On the arbor committee is Head Committeeman Herman “Mogri” Lookout, Eddy Red Eagle Jr., John Henry Mashunkashey, Bruce Cass, Drumkeeper George Stabler Jr., Jon and Ryan Red Corn, Osage Congressman James Norris, Congressman Otto Hamilton, George Stabler Sr., Eli Red Eagle and Berbon Hamilton. The Five Man Board is also on the committee and consists of Paula Stabler, Paula Farid, Jodell Heath, Harrison Shackelford and Ryan Red Corn.
Stabler Sr. said the planning of the arbor has been discussed for the last 20 years, as different areas began breaking down and the dance grounds deteriorated. He said the design wasn’t the final design and everything depended on how much funding they would receive from the congress and wanted to keep the project under $2 million.
Cass, who is the director of the Properties Department for the Nation and will be the lead for the construction of the arbor, said once the funding has been made then construction will progress quickly. Cass said the Grayhorse arbor was built in four months.
Todd said the main areas they focused on with the design were the singers, dancers, acoustics, benches, bleachers, access and site improvement. The committee also hired an acoustics specialist from Texas to make sure the sound quality stayed the same as the current arbor.

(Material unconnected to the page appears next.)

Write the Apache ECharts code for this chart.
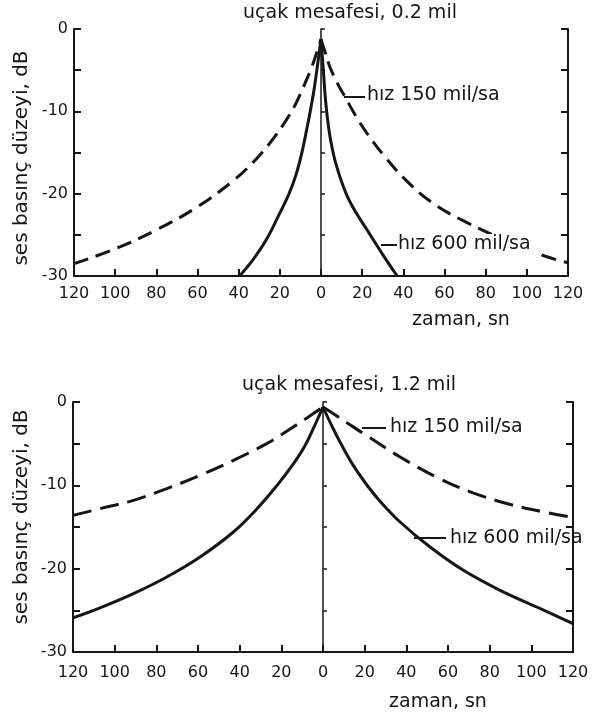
<!DOCTYPE html>
<html>
<head>
<meta charset="utf-8">
<script src="https://cdn.jsdelivr.net/npm/echarts@6/dist/echarts.min.js"></script>
<style>
  html, body { margin: 0; padding: 0; background: #fff; }
  #chart { width: 598px; height: 722px; }
</style>
</head>
<body>
<div id="chart"></div>
<script>
// Aircraft flyover noise: sound pressure level against time for two speeds,
// at two slant distances (upper panel 0.2 mile, lower panel 1.2 mile).

const panelTitles = ['uçak mesafesi, 0.2 mil', 'uçak mesafesi, 1.2 mil'];
const speedLabels = ['hız 150 mil/sa', 'hız 600 mil/sa'];
const levelName = 'ses basınç düzeyi, dB';
const timeName = 'zaman, sn';
const levelTickLabels = [0, -10, -20, -30];

// 0.2 mile, 150 mph (dashed)
const near150T  = [-120, -100, -80, -60, -43, -33, -25, -18, -12.5, -8.5, -4.3, -2, 0, 2, 4.3, 8, 12, 17, 23, 31, 41, 54, 70, 90, 109, 120];
const near150Db = [-28.5, -26.7, -24.4, -21.6, -18.5, -16.2, -13.9, -11.5, -9.2, -7, -4.5, -2.8, -1.3, -2.8, -4.6, -6.6, -8.4, -10.6, -12.9, -15.5, -18.3, -21.1, -23.4, -25.7, -27.6, -28.4];

// 0.2 mile, 600 mph (solid)
const near600T  = [-39.6, -33, -26.6, -20.5, -15.5, -12, -9, -6.8, -5, -3.4, -1.8, 0, 1, 2, 3.2, 4.9, 7.5, 12.2, 17, 23.4, 30, 37];
const near600Db = [-30, -28, -25.6, -22.6, -20, -17.6, -14.7, -12, -9.7, -7.4, -4.6, -1.2, -4.5, -8, -11, -13.8, -16.6, -20, -22.3, -24.8, -27.4, -30];

// 1.2 mile, 150 mph (dashed)
const far150T  = [-120, -107, -91, -75, -59, -43, -27, -18, -7, 0, 5, 11.5, 22.6, 37, 56, 72, 90, 106, 119];
const far150Db = [-13.6, -12.8, -11.8, -10.4, -8.8, -7, -5, -3.6, -1.8, -0.6, -1.4, -2.5, -4.3, -6.6, -9.2, -10.9, -12.3, -13.2, -13.8];

// 1.2 mile, 600 mph (solid)
const far600T  = [-120, -107, -91, -75, -59, -43, -32, -23, -15, -9, -4.5, 0, 4.5, 9, 14, 20, 27, 37, 51.4, 67.4, 85, 102.6, 120];
const far600Db = [-25.9, -24.7, -23, -21, -18.6, -15.6, -12.9, -10.3, -7.7, -5.4, -3.1, -0.6, -3, -5.2, -7.4, -9.6, -11.8, -14.4, -17.4, -20.2, -22.6, -24.6, -26.6];

const ink = '#161616';
const fontFamily = 'DejaVu Sans';

// Each curve is drawn as two halves that meet at the pointed peak (t = 0).
function half(ts, vs, side) {
  const out = [];
  ts.forEach((t, i) => {
    if (side < 0 ? t <= 0 : t >= 0) out.push([t, vs[i]]);
  });
  return out;
}

function curve(ts, vs, grid, dashed, name) {
  return [-1, 1].map(side => ({
    type: 'line',
    name: name,
    xAxisIndex: grid,
    yAxisIndex: grid * 3,
    data: half(ts, vs, side),
    smooth: 0.4,
    symbol: 'none',
    silent: true,
    animation: false,
    z: 3,
    lineStyle: {
      color: ink,
      width: 3,
      type: dashed ? (grid === 0 ? [15, 8] : [19, 9]) : 'solid',
      cap: 'butt'
    }
  }));
}

const axisLineStyle = { color: ink, width: 2 };

function xAxisFor(g) {
  return {
    gridIndex: g,
    type: 'value',
    min: -120, max: 120, interval: 20,
    axisLine: { show: true, onZero: false, lineStyle: axisLineStyle },
    axisTick: { show: true, inside: true, length: 7, lineStyle: { color: ink, width: 2 } },
    axisLabel: {
      formatter: v => String(Math.abs(v)),
      fontSize: 16, color: ink, fontFamily: fontFamily,
      margin: g === 0 ? 10 : 13
    },
    splitLine: { show: false }
  };
}

function yAxesFor(g) {
  const common = {
    gridIndex: g,
    type: 'value',
    min: -30, max: 0, interval: 5,
    splitLine: { show: false }
  };
  return [
    Object.assign({}, common, {
      position: 'left',
      axisLine: { show: true, onZero: false, lineStyle: axisLineStyle },
      axisTick: { show: true, inside: true, length: 7, lineStyle: { color: ink, width: 2 } },
      axisLabel: {
        formatter: v => (levelTickLabels.includes(v) ? String(v) : ''),
        fontSize: 16, color: ink, fontFamily: fontFamily, margin: 6
      }
    }),
    Object.assign({}, common, {
      position: 'right',
      axisLine: { show: true, onZero: false, lineStyle: axisLineStyle },
      axisTick: { show: true, inside: true, length: 7, lineStyle: { color: ink, width: 2 } },
      axisLabel: { show: false }
    }),
    // centre line at t = 0
    Object.assign({}, common, {
      position: 'left',
      axisLine: { show: true, onZero: true, lineStyle: { color: ink, width: 1.5 } },
      axisTick: { show: true, inside: true, length: 4, lineStyle: { color: ink, width: 1.5 } },
      axisLabel: { show: false }
    })
  ];
}

function text(str, x, y, opts) {
  return Object.assign({
    type: 'text',
    x: x, y: y,
    z: 120,
    silent: true,
    style: Object.assign({
      text: str,
      font: '19px "DejaVu Sans"',
      fill: ink,
      textAlign: 'left',
      textVerticalAlign: 'middle'
    }, (opts && opts.style) || {})
  }, opts && opts.rotation != null ? { rotation: opts.rotation } : {});
}

function leader(x1, y1, x2, y2) {
  return {
    type: 'line', z: 120, silent: true,
    shape: { x1: x1, y1: y1, x2: x2, y2: y2 },
    style: { stroke: ink, lineWidth: 2 }
  };
}

const chart = echarts.init(document.getElementById('chart'), null, { renderer: 'canvas' });

chart.setOption({
  backgroundColor: '#ffffff',
  animation: false,
  textStyle: { fontFamily: fontFamily },
  grid: [
    { left: 74, top: 29, width: 494, height: 247, outerBoundsMode: 'none' },
    { left: 73, top: 402, width: 500, height: 250, outerBoundsMode: 'none' }
  ],
  xAxis: [xAxisFor(0), xAxisFor(1)],
  yAxis: yAxesFor(0).concat(yAxesFor(1)),
  series: [].concat(
    curve(near150T, near150Db, 0, true, speedLabels[0]),
    curve(near600T, near600Db, 0, false, speedLabels[1]),
    curve(far150T, far150Db, 1, true, speedLabels[0]),
    curve(far600T, far600Db, 1, false, speedLabels[1])
  ),
  graphic: [
    // panel titles
    text(panelTitles[0], 350, 13, { style: { textAlign: 'center' } }),
    text(panelTitles[1], 349, 385, { style: { textAlign: 'center' } }),
    // level axis names
    text(levelName, 22, 158, { rotation: Math.PI / 2, style: { textAlign: 'center', font: '20px "DejaVu Sans"' } }),
    text(levelName, 22, 517, { rotation: Math.PI / 2, style: { textAlign: 'center', font: '20px "DejaVu Sans"' } }),
    // time axis names
    text(timeName, 461, 320, { style: { textAlign: 'center' } }),
    text(timeName, 438, 702, { style: { textAlign: 'center' } }),
    // upper panel curve labels
    leader(344, 97, 365, 97),
    text(speedLabels[0], 367, 95),
    { type: 'rect', z: 110, silent: true, shape: { x: 396, y: 234, width: 146, height: 21 }, style: { fill: '#ffffff' } },
    leader(381, 245, 397, 245),
    text(speedLabels[1], 398, 244),
    // lower panel curve labels
    leader(362, 428, 386, 428),
    text(speedLabels[0], 390, 427),
    leader(414, 538, 446, 538),
    text(speedLabels[1], 450, 538)
  ]
});
</script>
</body>
</html>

The arbor peaks will run north to south, allowing for more ventilation. The outside ridges of the arbor will be extended to block out the evening sun. There will be air vents at the top of the arbor to allow heat to escape. Industrial ceiling fans have been proposed and Todd said the fans selected do not make sound.
“All things that affect acoustics are being discussed,” Todd said.
Handicap access will be available to the bleachers by ramp access. Sidewalks to the Grayhorse and Hominy camps, as well as the new restrooms, are planned. Light posts are also planned to light the sidewalks after the dance ends. Many people over the years have twisted and broken angles while walking back to their camps in the dark.
Family benches will consist of four rows circling the dance ground, there will be 3-4 times as much bleacher space and because the design doesn’t have any permanent structures within the arbor, the committee can expand or shrink the dance ground as they please, Todd said.
Red Eagle Jr. said the committee has worked very hard to anticipate everyone’s needs and the project hasn’t been finalized yet. He noted that for 200 years, Osages have kept their traditions, “same concepts, the same movements.”
“This new dance complex does not disturb the dance,” Red Eagle Jr. said. “At 3 O’clock, on Thursday afternoon, we’ll dance.”
Editor’s Note: The arbor committee has asked that no photos or videos of the proposed arbor be published until after their presentation has been made to the Fourth Osage Nation Congress.